Leave out the pictures and repeat the rest of the material exactly.
— Start —
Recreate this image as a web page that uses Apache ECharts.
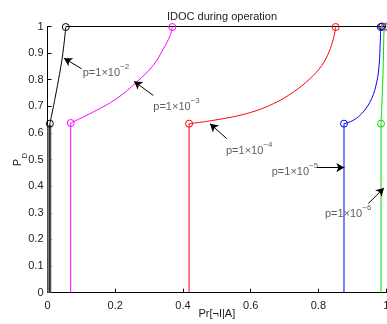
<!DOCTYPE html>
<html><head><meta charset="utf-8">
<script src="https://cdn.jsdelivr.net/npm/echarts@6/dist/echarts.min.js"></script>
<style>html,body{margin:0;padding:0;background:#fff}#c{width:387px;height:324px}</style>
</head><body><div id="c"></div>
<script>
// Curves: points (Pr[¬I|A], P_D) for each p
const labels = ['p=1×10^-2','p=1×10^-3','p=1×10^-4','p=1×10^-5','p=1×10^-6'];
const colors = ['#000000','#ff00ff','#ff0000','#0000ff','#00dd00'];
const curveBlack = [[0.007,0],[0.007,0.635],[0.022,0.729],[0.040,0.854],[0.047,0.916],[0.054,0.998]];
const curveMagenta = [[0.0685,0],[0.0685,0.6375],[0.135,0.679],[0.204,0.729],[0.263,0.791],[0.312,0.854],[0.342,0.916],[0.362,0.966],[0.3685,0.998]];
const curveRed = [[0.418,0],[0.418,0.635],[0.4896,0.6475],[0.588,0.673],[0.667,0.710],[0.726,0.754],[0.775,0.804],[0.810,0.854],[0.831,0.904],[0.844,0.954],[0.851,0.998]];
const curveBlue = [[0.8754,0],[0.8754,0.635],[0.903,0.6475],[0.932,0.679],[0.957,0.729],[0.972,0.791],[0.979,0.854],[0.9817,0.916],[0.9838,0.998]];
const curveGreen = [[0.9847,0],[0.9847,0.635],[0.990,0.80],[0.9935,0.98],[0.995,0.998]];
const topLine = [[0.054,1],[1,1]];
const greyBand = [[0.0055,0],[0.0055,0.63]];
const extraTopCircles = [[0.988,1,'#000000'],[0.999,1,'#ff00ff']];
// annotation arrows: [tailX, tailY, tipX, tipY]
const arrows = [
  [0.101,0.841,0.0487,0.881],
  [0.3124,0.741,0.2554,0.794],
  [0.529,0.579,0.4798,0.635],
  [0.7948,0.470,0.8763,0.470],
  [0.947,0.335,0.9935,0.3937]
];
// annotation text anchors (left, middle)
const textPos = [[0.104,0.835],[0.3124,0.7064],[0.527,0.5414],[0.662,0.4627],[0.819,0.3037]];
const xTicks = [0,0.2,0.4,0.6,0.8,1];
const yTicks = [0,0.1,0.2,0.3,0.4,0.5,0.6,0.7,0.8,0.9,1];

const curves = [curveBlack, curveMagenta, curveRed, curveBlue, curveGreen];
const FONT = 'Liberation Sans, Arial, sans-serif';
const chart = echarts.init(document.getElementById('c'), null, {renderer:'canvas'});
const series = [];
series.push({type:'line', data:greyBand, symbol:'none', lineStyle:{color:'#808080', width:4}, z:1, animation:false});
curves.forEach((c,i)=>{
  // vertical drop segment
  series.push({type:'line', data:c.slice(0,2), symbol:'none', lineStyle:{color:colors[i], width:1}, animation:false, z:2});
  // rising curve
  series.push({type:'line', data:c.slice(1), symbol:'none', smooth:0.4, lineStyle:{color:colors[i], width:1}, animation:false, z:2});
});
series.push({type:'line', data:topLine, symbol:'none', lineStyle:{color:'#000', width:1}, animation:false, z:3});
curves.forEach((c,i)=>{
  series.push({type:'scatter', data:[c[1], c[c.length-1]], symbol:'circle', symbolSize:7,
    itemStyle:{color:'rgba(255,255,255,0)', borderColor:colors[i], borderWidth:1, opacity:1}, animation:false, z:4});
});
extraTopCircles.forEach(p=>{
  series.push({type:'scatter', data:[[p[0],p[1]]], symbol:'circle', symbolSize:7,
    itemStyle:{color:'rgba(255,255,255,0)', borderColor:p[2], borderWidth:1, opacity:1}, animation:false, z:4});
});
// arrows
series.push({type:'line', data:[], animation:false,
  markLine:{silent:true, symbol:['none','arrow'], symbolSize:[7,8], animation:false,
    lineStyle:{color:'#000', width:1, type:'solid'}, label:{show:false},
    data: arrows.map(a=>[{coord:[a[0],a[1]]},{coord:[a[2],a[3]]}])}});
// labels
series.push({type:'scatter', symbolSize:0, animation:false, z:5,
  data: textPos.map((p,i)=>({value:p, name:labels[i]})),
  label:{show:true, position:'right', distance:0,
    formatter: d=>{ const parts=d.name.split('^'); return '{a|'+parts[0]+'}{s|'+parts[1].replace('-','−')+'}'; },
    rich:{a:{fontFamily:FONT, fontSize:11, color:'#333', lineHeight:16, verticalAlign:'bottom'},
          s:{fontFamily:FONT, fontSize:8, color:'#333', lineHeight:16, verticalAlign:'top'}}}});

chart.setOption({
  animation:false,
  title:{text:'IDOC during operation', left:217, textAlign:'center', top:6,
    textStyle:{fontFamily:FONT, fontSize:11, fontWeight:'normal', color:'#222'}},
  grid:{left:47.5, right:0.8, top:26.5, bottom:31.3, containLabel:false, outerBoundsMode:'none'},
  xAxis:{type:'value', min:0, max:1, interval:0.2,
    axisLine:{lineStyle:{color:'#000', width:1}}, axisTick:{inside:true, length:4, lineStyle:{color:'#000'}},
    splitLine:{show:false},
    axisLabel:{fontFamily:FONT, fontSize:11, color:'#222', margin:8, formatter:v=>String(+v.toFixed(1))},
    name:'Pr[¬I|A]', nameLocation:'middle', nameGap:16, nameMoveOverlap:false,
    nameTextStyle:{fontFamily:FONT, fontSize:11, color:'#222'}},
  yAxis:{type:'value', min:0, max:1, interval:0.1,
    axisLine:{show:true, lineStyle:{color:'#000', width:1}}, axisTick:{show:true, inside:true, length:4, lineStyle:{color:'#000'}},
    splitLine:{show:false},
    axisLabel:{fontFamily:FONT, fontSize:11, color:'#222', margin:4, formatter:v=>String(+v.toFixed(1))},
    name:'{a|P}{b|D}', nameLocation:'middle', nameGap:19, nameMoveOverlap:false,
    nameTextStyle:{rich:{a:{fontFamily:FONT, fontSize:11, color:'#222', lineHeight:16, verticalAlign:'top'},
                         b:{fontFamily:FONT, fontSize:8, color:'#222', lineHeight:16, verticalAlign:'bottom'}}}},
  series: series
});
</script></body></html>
— End —
» Answer in full:
Recreate this image as a web page that uses Apache ECharts.
<!DOCTYPE html>
<html><head><meta charset="utf-8">
<script src="https://cdn.jsdelivr.net/npm/echarts@6/dist/echarts.min.js"></script>
<style>html,body{margin:0;padding:0;background:#fff}#c{width:387px;height:324px}</style>
</head><body><div id="c"></div>
<script>
// Curves: points (Pr[¬I|A], P_D) for each p
const labels = ['p=1×10^-2','p=1×10^-3','p=1×10^-4','p=1×10^-5','p=1×10^-6'];
const colors = ['#000000','#ff00ff','#ff0000','#0000ff','#00dd00'];
const curveBlack = [[0.007,0],[0.007,0.635],[0.022,0.729],[0.040,0.854],[0.047,0.916],[0.054,0.998]];
const curveMagenta = [[0.0685,0],[0.0685,0.6375],[0.135,0.679],[0.204,0.729],[0.263,0.791],[0.312,0.854],[0.342,0.916],[0.362,0.966],[0.3685,0.998]];
const curveRed = [[0.418,0],[0.418,0.635],[0.4896,0.6475],[0.588,0.673],[0.667,0.710],[0.726,0.754],[0.775,0.804],[0.810,0.854],[0.831,0.904],[0.844,0.954],[0.851,0.998]];
const curveBlue = [[0.8754,0],[0.8754,0.635],[0.903,0.6475],[0.932,0.679],[0.957,0.729],[0.972,0.791],[0.979,0.854],[0.9817,0.916],[0.9838,0.998]];
const curveGreen = [[0.9847,0],[0.9847,0.635],[0.990,0.80],[0.9935,0.98],[0.995,0.998]];
const topLine = [[0.054,1],[1,1]];
const greyBand = [[0.0055,0],[0.0055,0.63]];
const extraTopCircles = [[0.988,1,'#000000'],[0.999,1,'#ff00ff']];
// annotation arrows: [tailX, tailY, tipX, tipY]
const arrows = [
  [0.101,0.841,0.0487,0.881],
  [0.3124,0.741,0.2554,0.794],
  [0.529,0.579,0.4798,0.635],
  [0.7948,0.470,0.8763,0.470],
  [0.947,0.335,0.9935,0.3937]
];
// annotation text anchors (left, middle)
const textPos = [[0.104,0.835],[0.3124,0.7064],[0.527,0.5414],[0.662,0.4627],[0.819,0.3037]];
const xTicks = [0,0.2,0.4,0.6,0.8,1];
const yTicks = [0,0.1,0.2,0.3,0.4,0.5,0.6,0.7,0.8,0.9,1];

const curves = [curveBlack, curveMagenta, curveRed, curveBlue, curveGreen];
const FONT = 'Liberation Sans, Arial, sans-serif';
const chart = echarts.init(document.getElementById('c'), null, {renderer:'canvas'});
const series = [];
series.push({type:'line', data:greyBand, symbol:'none', lineStyle:{color:'#808080', width:4}, z:1, animation:false});
curves.forEach((c,i)=>{
  // vertical drop segment
  series.push({type:'line', data:c.slice(0,2), symbol:'none', lineStyle:{color:colors[i], width:1}, animation:false, z:2});
  // rising curve
  series.push({type:'line', data:c.slice(1), symbol:'none', smooth:0.4, lineStyle:{color:colors[i], width:1}, animation:false, z:2});
});
series.push({type:'line', data:topLine, symbol:'none', lineStyle:{color:'#000', width:1}, animation:false, z:3});
curves.forEach((c,i)=>{
  series.push({type:'scatter', data:[c[1], c[c.length-1]], symbol:'circle', symbolSize:7,
    itemStyle:{color:'rgba(255,255,255,0)', borderColor:colors[i], borderWidth:1, opacity:1}, animation:false, z:4});
});
extraTopCircles.forEach(p=>{
  series.push({type:'scatter', data:[[p[0],p[1]]], symbol:'circle', symbolSize:7,
    itemStyle:{color:'rgba(255,255,255,0)', borderColor:p[2], borderWidth:1, opacity:1}, animation:false, z:4});
});
// arrows
series.push({type:'line', data:[], animation:false,
  markLine:{silent:true, symbol:['none','arrow'], symbolSize:[7,8], animation:false,
    lineStyle:{color:'#000', width:1, type:'solid'}, label:{show:false},
    data: arrows.map(a=>[{coord:[a[0],a[1]]},{coord:[a[2],a[3]]}])}});
// labels
series.push({type:'scatter', symbolSize:0, animation:false, z:5,
  data: textPos.map((p,i)=>({value:p, name:labels[i]})),
  label:{show:true, position:'right', distance:0,
    formatter: d=>{ const parts=d.name.split('^'); return '{a|'+parts[0]+'}{s|'+parts[1].replace('-','−')+'}'; },
    rich:{a:{fontFamily:FONT, fontSize:11, color:'#333', lineHeight:16, verticalAlign:'bottom'},
          s:{fontFamily:FONT, fontSize:8, color:'#333', lineHeight:16, verticalAlign:'top'}}}});

chart.setOption({
  animation:false,
  title:{text:'IDOC during operation', left:217, textAlign:'center', top:6,
    textStyle:{fontFamily:FONT, fontSize:11, fontWeight:'normal', color:'#222'}},
  grid:{left:47.5, right:0.8, top:26.5, bottom:31.3, containLabel:false, outerBoundsMode:'none'},
  xAxis:{type:'value', min:0, max:1, interval:0.2,
    axisLine:{lineStyle:{color:'#000', width:1}}, axisTick:{inside:true, length:4, lineStyle:{color:'#000'}},
    splitLine:{show:false},
    axisLabel:{fontFamily:FONT, fontSize:11, color:'#222', margin:8, formatter:v=>String(+v.toFixed(1))},
    name:'Pr[¬I|A]', nameLocation:'middle', nameGap:16, nameMoveOverlap:false,
    nameTextStyle:{fontFamily:FONT, fontSize:11, color:'#222'}},
  yAxis:{type:'value', min:0, max:1, interval:0.1,
    axisLine:{show:true, lineStyle:{color:'#000', width:1}}, axisTick:{show:true, inside:true, length:4, lineStyle:{color:'#000'}},
    splitLine:{show:false},
    axisLabel:{fontFamily:FONT, fontSize:11, color:'#222', margin:4, formatter:v=>String(+v.toFixed(1))},
    name:'{a|P}{b|D}', nameLocation:'middle', nameGap:19, nameMoveOverlap:false,
    nameTextStyle:{rich:{a:{fontFamily:FONT, fontSize:11, color:'#222', lineHeight:16, verticalAlign:'top'},
                         b:{fontFamily:FONT, fontSize:8, color:'#222', lineHeight:16, verticalAlign:'bottom'}}}},
  series: series
});
</script></body></html>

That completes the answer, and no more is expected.